• Exercise prompt: Your task is to output the listing word for word, with pictures excluded.

┄┄┄┄┄┄

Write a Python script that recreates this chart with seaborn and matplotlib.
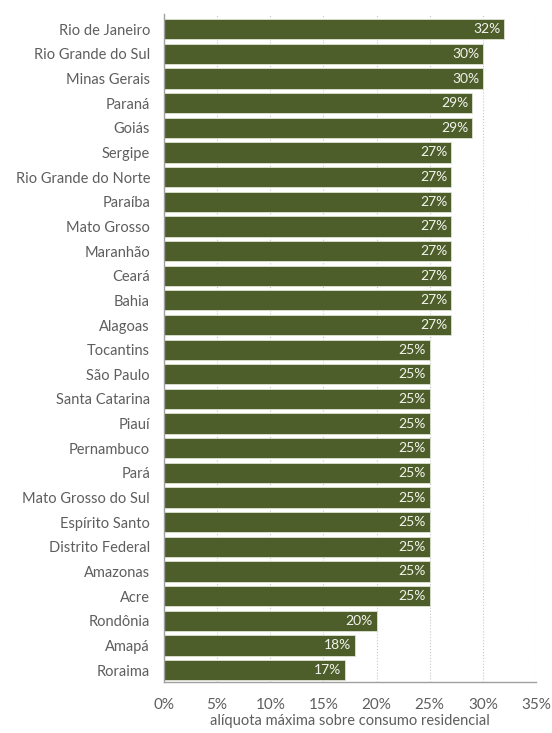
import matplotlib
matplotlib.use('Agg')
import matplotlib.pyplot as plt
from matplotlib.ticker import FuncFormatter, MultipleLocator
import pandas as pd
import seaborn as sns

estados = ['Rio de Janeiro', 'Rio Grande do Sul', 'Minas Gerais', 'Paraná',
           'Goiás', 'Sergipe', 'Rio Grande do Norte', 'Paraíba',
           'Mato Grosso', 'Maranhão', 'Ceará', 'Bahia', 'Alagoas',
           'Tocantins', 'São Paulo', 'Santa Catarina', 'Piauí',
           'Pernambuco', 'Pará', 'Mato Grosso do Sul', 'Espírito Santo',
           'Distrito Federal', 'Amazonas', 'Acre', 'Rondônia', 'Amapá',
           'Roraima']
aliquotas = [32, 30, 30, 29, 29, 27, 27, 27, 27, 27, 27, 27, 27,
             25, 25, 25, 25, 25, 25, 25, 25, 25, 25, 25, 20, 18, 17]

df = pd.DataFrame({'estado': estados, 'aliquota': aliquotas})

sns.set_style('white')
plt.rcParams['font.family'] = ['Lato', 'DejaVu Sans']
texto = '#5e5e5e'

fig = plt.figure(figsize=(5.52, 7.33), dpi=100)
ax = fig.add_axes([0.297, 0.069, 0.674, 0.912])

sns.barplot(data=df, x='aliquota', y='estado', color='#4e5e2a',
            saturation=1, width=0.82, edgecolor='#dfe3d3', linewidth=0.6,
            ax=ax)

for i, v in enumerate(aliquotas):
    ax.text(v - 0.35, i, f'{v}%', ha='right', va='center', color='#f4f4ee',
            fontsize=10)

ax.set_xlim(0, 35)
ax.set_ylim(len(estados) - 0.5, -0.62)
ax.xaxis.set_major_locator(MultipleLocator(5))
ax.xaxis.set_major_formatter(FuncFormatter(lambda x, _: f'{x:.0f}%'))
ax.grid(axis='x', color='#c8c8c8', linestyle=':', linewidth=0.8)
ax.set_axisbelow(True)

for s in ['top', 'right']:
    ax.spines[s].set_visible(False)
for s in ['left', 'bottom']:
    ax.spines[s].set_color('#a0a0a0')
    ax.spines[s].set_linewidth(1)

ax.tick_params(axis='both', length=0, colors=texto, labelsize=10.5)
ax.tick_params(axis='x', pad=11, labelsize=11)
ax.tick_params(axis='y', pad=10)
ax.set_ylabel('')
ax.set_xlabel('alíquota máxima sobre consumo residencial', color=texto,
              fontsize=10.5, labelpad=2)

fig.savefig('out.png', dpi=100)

┄┄┄┄┄┄

• The response:
Write a Python script that recreates this chart with seaborn and matplotlib.
import matplotlib
matplotlib.use('Agg')
import matplotlib.pyplot as plt
from matplotlib.ticker import FuncFormatter, MultipleLocator
import pandas as pd
import seaborn as sns

estados = ['Rio de Janeiro', 'Rio Grande do Sul', 'Minas Gerais', 'Paraná',
           'Goiás', 'Sergipe', 'Rio Grande do Norte', 'Paraíba',
           'Mato Grosso', 'Maranhão', 'Ceará', 'Bahia', 'Alagoas',
           'Tocantins', 'São Paulo', 'Santa Catarina', 'Piauí',
           'Pernambuco', 'Pará', 'Mato Grosso do Sul', 'Espírito Santo',
           'Distrito Federal', 'Amazonas', 'Acre', 'Rondônia', 'Amapá',
           'Roraima']
aliquotas = [32, 30, 30, 29, 29, 27, 27, 27, 27, 27, 27, 27, 27,
             25, 25, 25, 25, 25, 25, 25, 25, 25, 25, 25, 20, 18, 17]

df = pd.DataFrame({'estado': estados, 'aliquota': aliquotas})

sns.set_style('white')
plt.rcParams['font.family'] = ['Lato', 'DejaVu Sans']
texto = '#5e5e5e'

fig = plt.figure(figsize=(5.52, 7.33), dpi=100)
ax = fig.add_axes([0.297, 0.069, 0.674, 0.912])

sns.barplot(data=df, x='aliquota', y='estado', color='#4e5e2a',
            saturation=1, width=0.82, edgecolor='#dfe3d3', linewidth=0.6,
            ax=ax)

for i, v in enumerate(aliquotas):
    ax.text(v - 0.35, i, f'{v}%', ha='right', va='center', color='#f4f4ee',
            fontsize=10)

ax.set_xlim(0, 35)
ax.set_ylim(len(estados) - 0.5, -0.62)
ax.xaxis.set_major_locator(MultipleLocator(5))
ax.xaxis.set_major_formatter(FuncFormatter(lambda x, _: f'{x:.0f}%'))
ax.grid(axis='x', color='#c8c8c8', linestyle=':', linewidth=0.8)
ax.set_axisbelow(True)

for s in ['top', 'right']:
    ax.spines[s].set_visible(False)
for s in ['left', 'bottom']:
    ax.spines[s].set_color('#a0a0a0')
    ax.spines[s].set_linewidth(1)

ax.tick_params(axis='both', length=0, colors=texto, labelsize=10.5)
ax.tick_params(axis='x', pad=11, labelsize=11)
ax.tick_params(axis='y', pad=10)
ax.set_ylabel('')
ax.set_xlabel('alíquota máxima sobre consumo residencial', color=texto,
              fontsize=10.5, labelpad=2)

fig.savefig('out.png', dpi=100)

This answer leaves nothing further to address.